The end result is a disjunction between the book’s overarching goals and the specific argument being made in any given section. The conclusion tries to tie everything together, as the saying goes, but 500 pages’ worth of archeological and anthropological information isn’t retained so easily. Often I found myself slogging through a section, hoping to God I’d remember the key points when they became important. Alas.
Perhaps it’s the academic in me, but I’d much rather have been presented with a blueprint at the start, and been met with a check-in at the top and bottom of every chapter. Instead, each chapter begins more or less anew, and ends with a backward-facing summary. Those goals I mentioned in paragraph three? I gleaned them from odd points in the book (most are brought up in the introduction, but the clearest statement on mythbusting appears at page 447; getting stuck at 510; logics of domination at 365; and freedoms at 131).
There’s also a whiff of ideological strategizing in this odd structure. Graeber’s anarchism probably kept him from obtaining tenure throughout his American career, and perhaps the Davids wanted to temper the book’s stance to appeal to more mainstream readers. After all, their three freedoms from societal domination are the freedom to leave one’s community and be welcomed elsewhere, to disobey commands, and to reimagine and restructure society. (While we’re at it, the three sources of domination are sovereign, bureaucratic, and charismatic power. And we “got stuck” when domestic care and outgroup violence intermixed into domestic and social violence as care — the early Roman paterfamilias having the right to kill his underage children as punishment, and James I saying he punishes social deviants because he loves them.)
A quick side note on language. Wengrow teaches at University College London, Graeber ended up at the London School of Economics, and even the American edition uses British English, including the rhetorical use of punctuation first described in Henry Watson Fowler and Francis George Fowler’s The King’s English (1906): The period (full stop), colon, semicolon, and comma all signal pauses of varying lengths, from longest to shortest. M-dashes are often deployed asymmetrically as well. Just in case you, like me, are easily thrown by this kind of thing.

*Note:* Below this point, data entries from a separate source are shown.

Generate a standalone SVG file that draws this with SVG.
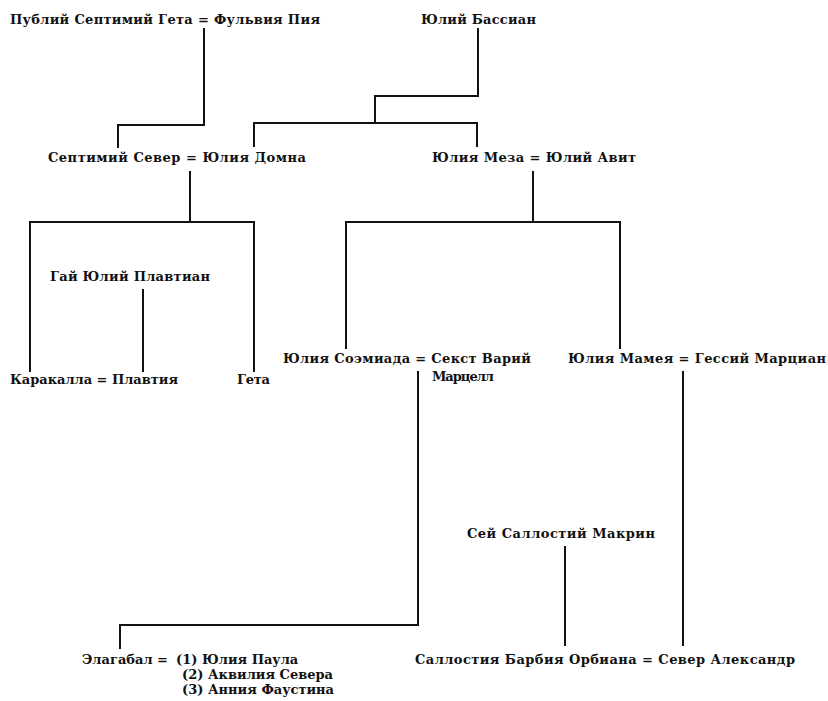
<svg xmlns="http://www.w3.org/2000/svg" width="828" height="701" viewBox="0 0 828 701">
<style>
.t{font-family:"DejaVu Serif","Liberation Serif",serif;font-weight:bold;font-size:13px;fill:#111}
.c{fill:none;stroke:#111;stroke-width:2;stroke-linecap:square}
</style>
<rect width="828" height="701" fill="#fff"/>
<g id="connectors">
<path class="c" d="M204 29V125H118V147"/>
<path class="c" d="M478 29V96H375V123"/>
<path class="c" d="M254 146V123H477V146"/>
<path class="c" d="M190 172V222"/>
<path class="c" d="M30 371V222H254V371"/>
<path class="c" d="M533 172V222"/>
<path class="c" d="M346 348V222H620V348"/>
<path class="c" d="M143 290V371"/>
<path class="c" d="M418 372V625H120V648"/>
<path class="c" d="M683 372V645"/>
<path class="c" d="M565 547V645"/>
</g>
<g id="n-publius"><text class="t" x="10" y="24" textLength="310">Публий Септимий Гета = Фульвия Пия</text></g>
<g id="n-bassian"><text class="t" x="421" y="24" textLength="115">Юлий Бассиан</text></g>
<g id="n-severus"><text class="t" x="48" y="162" textLength="258">Септимий Север = Юлия Домна</text></g>
<g id="n-maesa"><text class="t" x="432" y="162" textLength="204">Юлия Меза = Юлий Авит</text></g>
<g id="n-plautianus"><text class="t" x="50" y="281" textLength="160">Гай Юлий Плавтиан</text></g>
<g id="n-caracalla"><text class="t" x="10" y="384" textLength="168">Каракалла = Плавтия</text></g>
<g id="n-geta"><text class="t" x="237" y="384" textLength="33">Гета</text></g>
<g id="n-soaemias"><text class="t" x="283" y="363" textLength="248">Юлия Соэмиада = Секст Варий</text><text class="t" x="432" y="381" textLength="62">Марцелл</text></g>
<g id="n-mamaea"><text class="t" x="568" y="363" textLength="258">Юлия Мамея = Гессий Марциан</text></g>
<g id="n-macrinus"><text class="t" x="467" y="538" textLength="188">Сей Саллостий Макрин</text></g>
<g id="n-orbiana"><text class="t" x="415" y="664" textLength="380">Саллостия Барбия Орбиана = Север Александр</text></g>
<g id="n-elagabalus">
<text class="t" x="82" y="664">Элагабал =</text>
<text class="t" x="176" y="664">(1)</text><text class="t" x="202" y="664">Юлия Паула</text>
<text class="t" x="182" y="679">(2)</text><text class="t" x="208" y="679">Аквилия Севера</text>
<text class="t" x="182" y="694">(3)</text><text class="t" x="208" y="694">Анния Фаустина</text>
</g>
</svg>
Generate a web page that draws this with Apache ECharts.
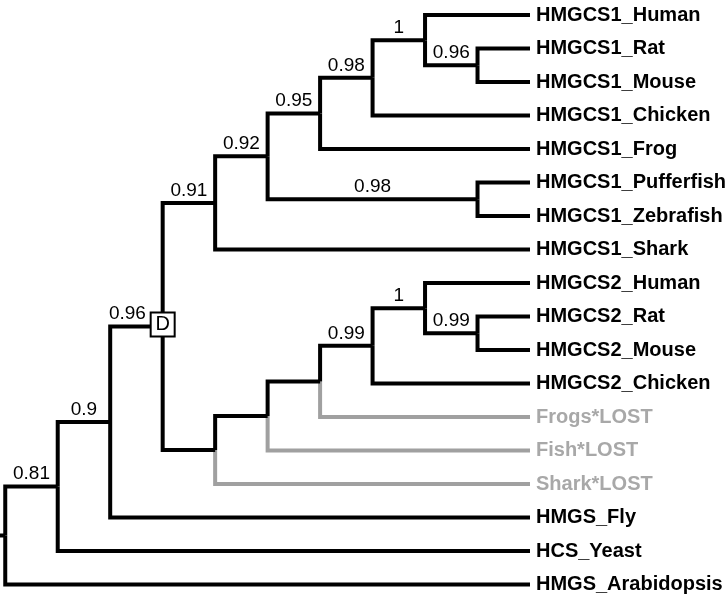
<!DOCTYPE html>
<html>
<head>
<meta charset="utf-8">
<script src="https://cdn.jsdelivr.net/npm/echarts@6/dist/echarts.min.js"></script>
<style>html,body{margin:0;padding:0;background:#fff;}#c{width:725px;height:599px;}</style>
</head>
<body>
<div id="c"></div>
<script>
// Leaves (top to bottom), their parent node ids, and lost flags
const leafNames = ['HMGCS1_Human','HMGCS1_Rat','HMGCS1_Mouse','HMGCS1_Chicken','HMGCS1_Frog','HMGCS1_Pufferfish','HMGCS1_Zebrafish','HMGCS1_Shark','HMGCS2_Human','HMGCS2_Rat','HMGCS2_Mouse','HMGCS2_Chicken','Frogs*LOST','Fish*LOST','Shark*LOST','HMGS_Fly','HCS_Yeast','HMGS_Arabidopsis'];
const leafParent = [8,9,9,7,6,10,10,4,15,16,16,14,13,12,11,2,1,0];
const leafLost = [0,0,0,0,0,0,0,0,0,0,0,0,1,1,1,0,0,0];
const leafDepth = 10;
// Internal nodes: id = index
const nodeDepth   = [0, 1, 2, 3, 4, 5, 6, 7, 8, 9, 9, 4, 5, 6, 7, 8, 9];
const nodeParent  = [-1,0, 1, 2, 3, 4, 5, 6, 7, 8, 5, 3, 11,12,13,14,15];
const nodeSupport = ['', '0.81','0.9','0.96','0.91','0.92','0.95','0.98','1','0.96','0.98','','','','0.99','1','0.99'];
const duplicationNode = 3; // 'D'
const rootStem = 0.1;

// compute node y as mean of children positions
const nNodes = nodeDepth.length;
const children = Array.from({length:nNodes}, () => []);
leafParent.forEach((p,i) => children[p].push({type:'leaf', i}));
nodeParent.forEach((p,i) => { if (p >= 0) children[p].push({type:'node', i}); });
const nodeY = new Array(nNodes);
function yOf(c){ return c.type === 'leaf' ? c.i : getNodeY(c.i); }
function getNodeY(n){
  if (nodeY[n] !== undefined) return nodeY[n];
  const ys = children[n].map(yOf);
  nodeY[n] = (Math.min(...ys) + Math.max(...ys)) / 2;
  return nodeY[n];
}
for (let n = 0; n < nNodes; n++) getNodeY(n);

// edges: [xParent, yParent, xChild, yChild, lost]
const edges = [];
leafParent.forEach((p,i) => edges.push([nodeDepth[p], nodeY[p], leafDepth, i, leafLost[i]]));
nodeParent.forEach((p,i) => { if (p >= 0) edges.push([nodeDepth[p], nodeY[p], nodeDepth[i], nodeY[i], 0]); });
edges.push([-rootStem, nodeY[0], 0, nodeY[0], 0]);

const supportData = [];
nodeParent.forEach((p,i) => {
  if (p >= 0 && nodeSupport[i] !== '') {
    supportData.push({value: [(nodeDepth[p] + nodeDepth[i]) / 2, nodeY[i]], name: nodeSupport[i],
      label: i === duplicationNode ? {offset: [-9, 0]} : undefined});
  }
});

const leafData = leafNames.map((nm,i) => ({value:[leafDepth, i], name:nm,
  label:{color: leafLost[i] ? '#a8a8a8' : '#000'}}));

const BLACK = '#000', GRAY = '#a0a0a0';
const FONT = '"Liberation Sans", Arial, sans-serif';

const chart = echarts.init(document.getElementById('c'), null, {renderer:'canvas'});
chart.setOption({
  animation: false,
  backgroundColor: '#fff',
  grid: {left: 0, width: 530, top: 15, height: 569.5, containLabel: false},
  xAxis: {type:'value', min: -rootStem, max: leafDepth, show: false},
  yAxis: {type:'value', min: 0, max: leafNames.length - 1, inverse: true, show: false},
  series: [
    {
      type: 'custom',
      data: edges,
      renderItem: function(params, api){
        const xp = api.value(0), yp = api.value(1), xc = api.value(2), yc = api.value(3), lost = api.value(4);
        const pts = [api.coord([xp, yp]), api.coord([xp, yc]), api.coord([xc, yc])];
        return {type:'polyline', shape:{points: pts},
          style:{stroke: lost ? GRAY : BLACK, lineWidth: 4, fill: null, lineJoin:'miter', lineCap:'butt'}};
      },
      z: 2
    },
    {
      type: 'scatter',
      data: leafData,
      symbolSize: 0,
      silent: true,
      itemStyle: {opacity: 1},
      label: {show: true, position: 'right', distance: 6, formatter: '{b}',
        fontFamily: FONT, fontWeight: 'bold', fontSize: 20},
      z: 3
    },
    {
      type: 'scatter',
      data: supportData,
      symbolSize: 0,
      silent: true,
      itemStyle: {opacity: 1},
      label: {show: true, position: 'top', distance: 3, formatter: '{b}',
        fontFamily: FONT, fontSize: 19, color: '#000'},
      z: 3
    },
    {
      type: 'scatter',
      data: [{value: [nodeDepth[duplicationNode], nodeY[duplicationNode]], name: 'D'}],
      symbol: 'rect',
      symbolSize: [24, 24],
      symbolOffset: [0, -2],
      silent: true,
      itemStyle: {color: '#fff', borderColor: BLACK, borderWidth: 2, opacity: 1},
      label: {show: true, position: 'inside', formatter: '{b}', fontFamily: FONT, fontSize: 20, color: '#000'},
      z: 5
    }
  ]
});
</script>
</body>
</html>
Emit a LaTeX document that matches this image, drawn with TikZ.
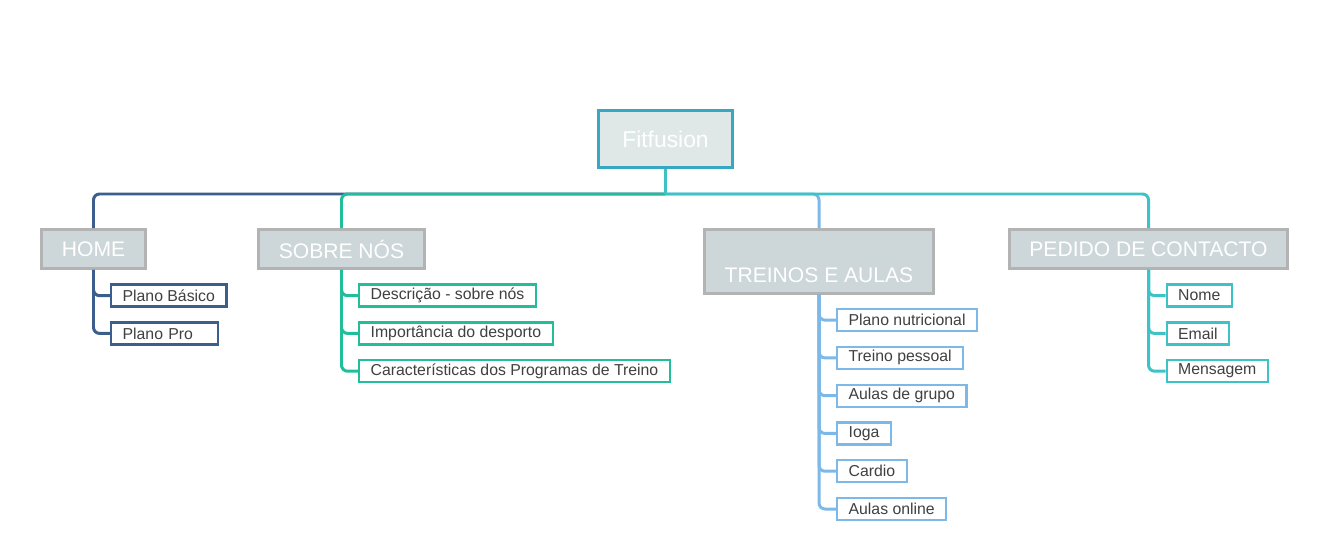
\documentclass[tikz,border=0pt]{standalone}
\usepackage{fontspec}
\setmainfont{Liberation Sans}
\usetikzlibrary{positioning}
\definecolor{homeblue}{HTML}{3B5E8C}
\definecolor{sobregreen}{HTML}{22BE9C}
\definecolor{treinosblue}{HTML}{7CB9E8}
\definecolor{pedidoteal}{HTML}{3DC3C6}
\definecolor{rootline}{HTML}{36A8C2}
\definecolor{rootfill}{HTML}{DFE7E7}
\definecolor{topicfill}{HTML}{CDD7D9}
\definecolor{topicline}{HTML}{B3B3B3}
\definecolor{leaftext}{HTML}{404040}
\begin{document}
\begin{tikzpicture}[x=0.02cm, y=-0.02cm, node distance=0.27cm]
		\tikzstyle{root} = [rectangle, draw=rootline, fill=rootfill, line width=1.7pt, 
		text=white, font=\fontsize{13}{15}\selectfont, minimum width=2.68cm, minimum height=1.14cm]
		\tikzstyle{topic} = [rectangle, draw=topicline, fill=topicfill, line width=1.7pt, 
		text=white, font=\fontsize{12}{14}\selectfont, minimum height=0.78cm, inner xsep=0.4cm, align=center]
		\tikzstyle{leaf} = [rectangle, fill=white, line width=1.3pt, text=leaftext, 
		font=\fontsize{9}{11}\selectfont, minimum height=0.44cm, inner xsep=0.23cm, inner ysep=0pt]
		\tikzstyle{link} = [line width=1.7pt, rounded corners=0.12cm]
		\useasboundingbox (0,0) rectangle (1331,558);
		\node (fitfusion) [root] at (665.5,139) {Fitfusion};
		\node (home) [topic] at (93.5,249) {HOME};
		\node (sobre) [topic] at (341.5,249) {SOBRE NÓS};
		\node (treinos) [topic, minimum height=1.28cm] at (819,261.5) {{}\\[10pt]TREINOS E AULAS};
		\node (pedido) [topic] at (1148.5,249) {PEDIDO DE CONTACTO};
		\coordinate (bus) at (665.5,194);
		\node (basico) [leaf, draw=homeblue, below right=0.27cm and 0.33cm of home.south] {Plano Básico};
		\node (pro) [leaf, draw=homeblue, minimum width=2.14cm, align=left, text width=1.68cm, below=of basico.south west, anchor=north west] {Plano Pro};
		\node (descricao) [leaf, draw=sobregreen, below right=0.27cm and 0.33cm of sobre.south] {Descrição - sobre nós};
		\node (importancia) [leaf, draw=sobregreen, below=of descricao.south west, anchor=north west] {Importância do desporto};
		\node (caracteristicas) [leaf, draw=sobregreen, below=of importancia.south west, anchor=north west] {Características dos Programas de Treino};
		\node (nutricional) [leaf, draw=treinosblue, below right=0.26cm and 0.34cm of treinos.south] {Plano nutricional};
		\node (pessoal) [leaf, draw=treinosblue, below=of nutricional.south west, anchor=north west] {Treino pessoal};
		\node (grupo) [leaf, draw=treinosblue, below=of pessoal.south west, anchor=north west] {Aulas de grupo};
		\node (ioga) [leaf, draw=treinosblue, below=of grupo.south west, anchor=north west] {Ioga};
		\node (cardio) [leaf, draw=treinosblue, below=of ioga.south west, anchor=north west] {Cardio};
		\node (online) [leaf, draw=treinosblue, below=of cardio.south west, anchor=north west] {Aulas online};
		\node (nome) [leaf, draw=pedidoteal, below right=0.27cm and 0.34cm of pedido.south] {Nome};
		\node (email) [leaf, draw=pedidoteal, below=of nome.south west, anchor=north west] {Email};
		\node (mensagem) [leaf, draw=pedidoteal, below=of email.south west, anchor=north west] {Mensagem};
		\draw [link, homeblue] (home.north) |- (bus);
		\draw [link, sobregreen] (sobre.north) |- (bus);
		\draw [link, treinosblue] (treinos.north) |- (bus);
		\draw [link, pedidoteal] (pedido.north) |- (bus);
		\draw [link, pedidoteal] (fitfusion.south) -- (bus);
		\draw [link, homeblue] (home.south) |- (basico.west);
		\draw [link, homeblue] (home.south) |- (pro.west);
		\draw [link, sobregreen] (sobre.south) |- (descricao.west);
		\draw [link, sobregreen] (sobre.south) |- (importancia.west);
		\draw [link, sobregreen] (sobre.south) |- (caracteristicas.west);
		\draw [link, treinosblue] (treinos.south) |- (nutricional.west);
		\draw [link, treinosblue] (treinos.south) |- (pessoal.west);
		\draw [link, treinosblue] (treinos.south) |- (grupo.west);
		\draw [link, treinosblue] (treinos.south) |- (ioga.west);
		\draw [link, treinosblue] (treinos.south) |- (cardio.west);
		\draw [link, treinosblue] (treinos.south) |- (online.west);
		\draw [link, pedidoteal] (pedido.south) |- (nome.west);
		\draw [link, pedidoteal] (pedido.south) |- (email.west);
		\draw [link, pedidoteal] (pedido.south) |- (mensagem.west);
\end{tikzpicture}
\end{document}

The signature contribution of the book, what it should rightly be remembered for, is its demonstration of just how divorced from the evidence most “big history” books really are, including bestsellers like Jared Diamond’s Guns, Germs, and Steel (1997). (It’s notable that these books and their authors are the only specified objects of critique and ridicule; Diamond is described — accurately — as holding “a PhD on the physiology of the gall bladder.”) Graeber, that puckish titan, will be deeply missed.